[STATED TASK] Stop at the line containing "(moX) at (1007.5,232)": write out every line from the beginning of the entries up to and including it, minus the pictures.

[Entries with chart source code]
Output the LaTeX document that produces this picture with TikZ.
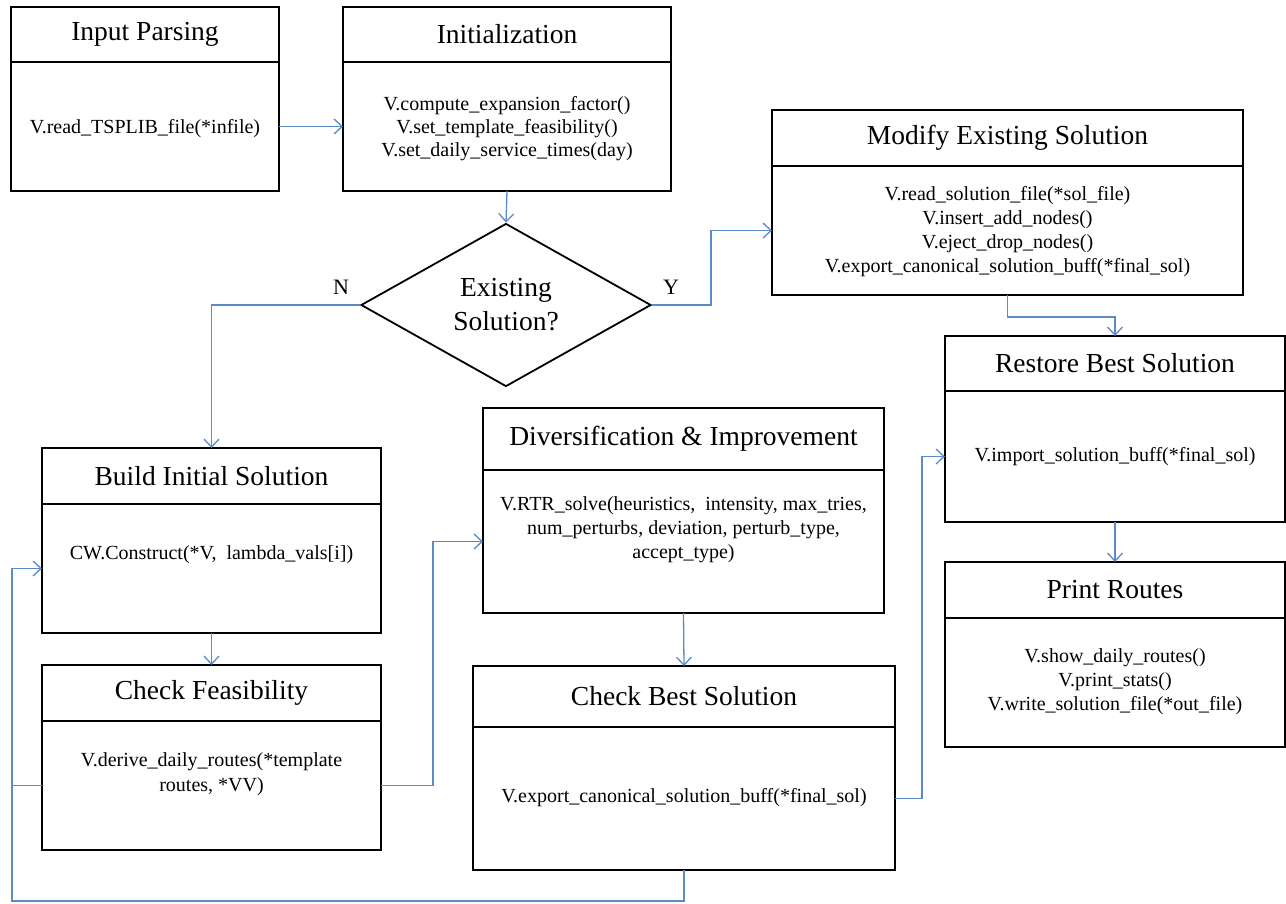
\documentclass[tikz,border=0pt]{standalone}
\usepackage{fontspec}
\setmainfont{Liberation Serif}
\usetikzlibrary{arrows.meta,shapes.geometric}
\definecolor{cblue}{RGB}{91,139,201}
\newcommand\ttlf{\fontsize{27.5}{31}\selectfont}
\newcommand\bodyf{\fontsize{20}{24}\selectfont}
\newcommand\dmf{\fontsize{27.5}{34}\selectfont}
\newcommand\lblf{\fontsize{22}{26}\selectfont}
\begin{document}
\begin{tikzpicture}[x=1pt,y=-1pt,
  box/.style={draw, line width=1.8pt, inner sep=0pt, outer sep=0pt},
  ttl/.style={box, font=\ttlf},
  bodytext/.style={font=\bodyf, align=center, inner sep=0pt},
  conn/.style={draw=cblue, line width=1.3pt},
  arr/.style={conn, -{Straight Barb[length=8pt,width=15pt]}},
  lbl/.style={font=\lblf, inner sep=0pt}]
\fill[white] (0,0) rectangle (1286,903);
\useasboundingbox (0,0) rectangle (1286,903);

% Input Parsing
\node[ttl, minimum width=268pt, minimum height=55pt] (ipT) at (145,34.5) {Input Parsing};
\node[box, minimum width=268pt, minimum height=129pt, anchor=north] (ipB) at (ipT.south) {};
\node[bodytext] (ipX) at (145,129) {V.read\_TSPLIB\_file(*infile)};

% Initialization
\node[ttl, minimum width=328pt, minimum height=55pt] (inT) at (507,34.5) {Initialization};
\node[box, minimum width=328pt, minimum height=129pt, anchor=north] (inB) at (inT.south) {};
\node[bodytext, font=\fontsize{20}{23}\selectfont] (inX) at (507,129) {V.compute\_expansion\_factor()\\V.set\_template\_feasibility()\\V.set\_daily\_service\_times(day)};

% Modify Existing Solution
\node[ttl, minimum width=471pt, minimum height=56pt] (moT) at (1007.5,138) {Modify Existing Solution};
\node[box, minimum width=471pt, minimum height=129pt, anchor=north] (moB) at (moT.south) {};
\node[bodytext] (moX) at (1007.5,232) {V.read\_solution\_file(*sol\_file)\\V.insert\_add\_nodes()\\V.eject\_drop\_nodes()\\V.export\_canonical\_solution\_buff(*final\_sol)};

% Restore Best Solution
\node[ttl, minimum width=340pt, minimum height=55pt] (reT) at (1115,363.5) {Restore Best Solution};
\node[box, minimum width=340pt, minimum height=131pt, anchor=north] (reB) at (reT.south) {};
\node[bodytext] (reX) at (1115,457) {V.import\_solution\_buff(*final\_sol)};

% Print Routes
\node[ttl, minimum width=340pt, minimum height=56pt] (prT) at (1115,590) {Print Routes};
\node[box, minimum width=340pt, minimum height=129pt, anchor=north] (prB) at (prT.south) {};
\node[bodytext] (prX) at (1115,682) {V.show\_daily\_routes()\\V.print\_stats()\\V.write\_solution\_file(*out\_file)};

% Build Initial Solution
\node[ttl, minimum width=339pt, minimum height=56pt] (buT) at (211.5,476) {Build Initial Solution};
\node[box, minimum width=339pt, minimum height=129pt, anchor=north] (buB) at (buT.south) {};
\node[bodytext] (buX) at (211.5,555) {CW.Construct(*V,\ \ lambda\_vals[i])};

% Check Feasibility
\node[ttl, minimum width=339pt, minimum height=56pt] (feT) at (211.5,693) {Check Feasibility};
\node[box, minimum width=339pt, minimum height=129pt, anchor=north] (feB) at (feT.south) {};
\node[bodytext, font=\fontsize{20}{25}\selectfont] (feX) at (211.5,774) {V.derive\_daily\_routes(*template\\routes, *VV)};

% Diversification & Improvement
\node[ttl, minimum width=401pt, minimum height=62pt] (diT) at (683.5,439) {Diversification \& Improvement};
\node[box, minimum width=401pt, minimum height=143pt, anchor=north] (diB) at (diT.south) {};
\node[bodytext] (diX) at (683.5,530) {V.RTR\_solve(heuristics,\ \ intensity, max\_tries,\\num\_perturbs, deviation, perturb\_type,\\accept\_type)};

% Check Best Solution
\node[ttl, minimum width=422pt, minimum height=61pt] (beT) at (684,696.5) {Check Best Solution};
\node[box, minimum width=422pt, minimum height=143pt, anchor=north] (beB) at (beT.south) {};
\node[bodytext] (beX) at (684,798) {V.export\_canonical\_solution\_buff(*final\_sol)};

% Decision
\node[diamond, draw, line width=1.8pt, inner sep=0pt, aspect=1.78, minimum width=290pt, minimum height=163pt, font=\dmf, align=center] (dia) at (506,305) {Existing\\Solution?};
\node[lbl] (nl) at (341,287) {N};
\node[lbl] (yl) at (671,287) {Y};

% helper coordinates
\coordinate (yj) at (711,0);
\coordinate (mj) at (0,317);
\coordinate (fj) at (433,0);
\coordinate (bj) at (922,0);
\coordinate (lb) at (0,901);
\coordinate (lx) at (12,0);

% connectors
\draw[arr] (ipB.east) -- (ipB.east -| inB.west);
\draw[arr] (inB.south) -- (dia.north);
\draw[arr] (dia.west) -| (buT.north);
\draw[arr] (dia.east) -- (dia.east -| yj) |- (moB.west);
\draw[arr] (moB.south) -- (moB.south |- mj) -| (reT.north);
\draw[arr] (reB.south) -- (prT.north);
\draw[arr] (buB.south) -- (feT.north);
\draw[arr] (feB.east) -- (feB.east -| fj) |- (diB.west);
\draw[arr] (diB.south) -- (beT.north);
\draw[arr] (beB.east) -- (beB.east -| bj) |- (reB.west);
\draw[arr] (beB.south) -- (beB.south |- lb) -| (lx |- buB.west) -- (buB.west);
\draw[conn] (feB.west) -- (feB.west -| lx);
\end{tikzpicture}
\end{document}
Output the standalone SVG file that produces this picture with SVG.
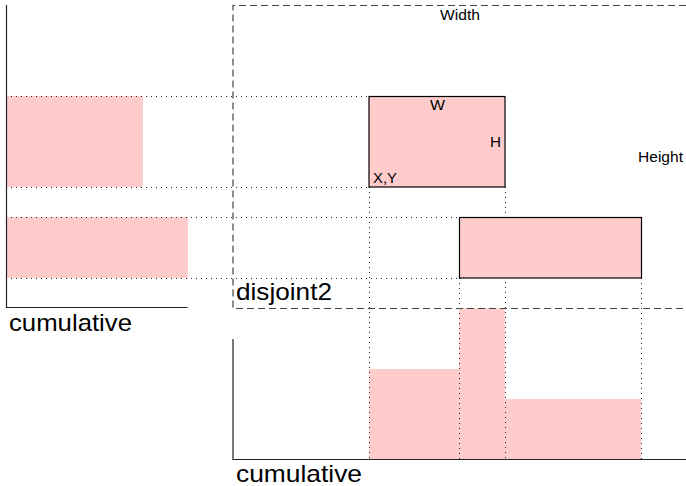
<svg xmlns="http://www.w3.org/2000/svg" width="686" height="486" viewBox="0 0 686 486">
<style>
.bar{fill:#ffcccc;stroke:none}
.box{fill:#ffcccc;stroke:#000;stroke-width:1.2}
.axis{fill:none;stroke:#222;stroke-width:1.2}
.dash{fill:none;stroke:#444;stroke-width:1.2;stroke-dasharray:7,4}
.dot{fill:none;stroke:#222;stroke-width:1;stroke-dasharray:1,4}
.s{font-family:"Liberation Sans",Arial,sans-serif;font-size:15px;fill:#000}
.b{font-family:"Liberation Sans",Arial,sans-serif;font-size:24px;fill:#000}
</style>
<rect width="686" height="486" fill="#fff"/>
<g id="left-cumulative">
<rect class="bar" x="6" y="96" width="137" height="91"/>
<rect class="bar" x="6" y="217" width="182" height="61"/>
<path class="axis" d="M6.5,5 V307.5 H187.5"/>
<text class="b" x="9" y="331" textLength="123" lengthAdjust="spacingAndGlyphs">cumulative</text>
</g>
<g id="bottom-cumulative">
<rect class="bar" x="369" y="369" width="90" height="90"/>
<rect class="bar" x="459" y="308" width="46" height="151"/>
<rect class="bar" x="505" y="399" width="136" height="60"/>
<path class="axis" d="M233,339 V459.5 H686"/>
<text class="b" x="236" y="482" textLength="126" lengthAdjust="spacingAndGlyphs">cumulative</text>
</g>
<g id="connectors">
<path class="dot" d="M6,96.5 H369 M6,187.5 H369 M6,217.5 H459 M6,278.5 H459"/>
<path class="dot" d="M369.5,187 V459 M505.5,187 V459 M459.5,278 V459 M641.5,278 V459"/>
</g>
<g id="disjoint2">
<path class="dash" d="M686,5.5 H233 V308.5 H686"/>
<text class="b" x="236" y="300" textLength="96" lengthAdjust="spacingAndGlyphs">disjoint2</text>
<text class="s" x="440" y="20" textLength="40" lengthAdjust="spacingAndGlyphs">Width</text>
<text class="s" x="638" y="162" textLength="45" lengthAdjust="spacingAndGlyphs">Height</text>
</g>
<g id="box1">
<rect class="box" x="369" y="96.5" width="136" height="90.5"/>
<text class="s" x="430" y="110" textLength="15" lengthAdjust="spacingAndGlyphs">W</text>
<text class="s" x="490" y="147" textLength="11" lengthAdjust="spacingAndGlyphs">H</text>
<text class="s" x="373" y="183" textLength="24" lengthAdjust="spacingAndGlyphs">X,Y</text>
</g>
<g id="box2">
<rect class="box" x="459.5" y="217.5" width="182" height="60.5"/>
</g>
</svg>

[TASK RESPONSE]
Output the LaTeX document that produces this picture with TikZ.
\documentclass[tikz,border=0pt]{standalone}
\usepackage{fontspec}
\setmainfont{Liberation Serif}
\usetikzlibrary{arrows.meta,shapes.geometric}
\definecolor{cblue}{RGB}{91,139,201}
\newcommand\ttlf{\fontsize{27.5}{31}\selectfont}
\newcommand\bodyf{\fontsize{20}{24}\selectfont}
\newcommand\dmf{\fontsize{27.5}{34}\selectfont}
\newcommand\lblf{\fontsize{22}{26}\selectfont}
\begin{document}
\begin{tikzpicture}[x=1pt,y=-1pt,
  box/.style={draw, line width=1.8pt, inner sep=0pt, outer sep=0pt},
  ttl/.style={box, font=\ttlf},
  bodytext/.style={font=\bodyf, align=center, inner sep=0pt},
  conn/.style={draw=cblue, line width=1.3pt},
  arr/.style={conn, -{Straight Barb[length=8pt,width=15pt]}},
  lbl/.style={font=\lblf, inner sep=0pt}]
\fill[white] (0,0) rectangle (1286,903);
\useasboundingbox (0,0) rectangle (1286,903);

% Input Parsing
\node[ttl, minimum width=268pt, minimum height=55pt] (ipT) at (145,34.5) {Input Parsing};
\node[box, minimum width=268pt, minimum height=129pt, anchor=north] (ipB) at (ipT.south) {};
\node[bodytext] (ipX) at (145,129) {V.read\_TSPLIB\_file(*infile)};

% Initialization
\node[ttl, minimum width=328pt, minimum height=55pt] (inT) at (507,34.5) {Initialization};
\node[box, minimum width=328pt, minimum height=129pt, anchor=north] (inB) at (inT.south) {};
\node[bodytext, font=\fontsize{20}{23}\selectfont] (inX) at (507,129) {V.compute\_expansion\_factor()\\V.set\_template\_feasibility()\\V.set\_daily\_service\_times(day)};

% Modify Existing Solution
\node[ttl, minimum width=471pt, minimum height=56pt] (moT) at (1007.5,138) {Modify Existing Solution};
\node[box, minimum width=471pt, minimum height=129pt, anchor=north] (moB) at (moT.south) {};
\node[bodytext] (moX) at (1007.5,232) {V.read\_solution\_file(*sol\_file)\\V.insert\_add\_nodes()\\V.eject\_drop\_nodes()\\V.export\_canonical\_solution\_buff(*final\_sol)};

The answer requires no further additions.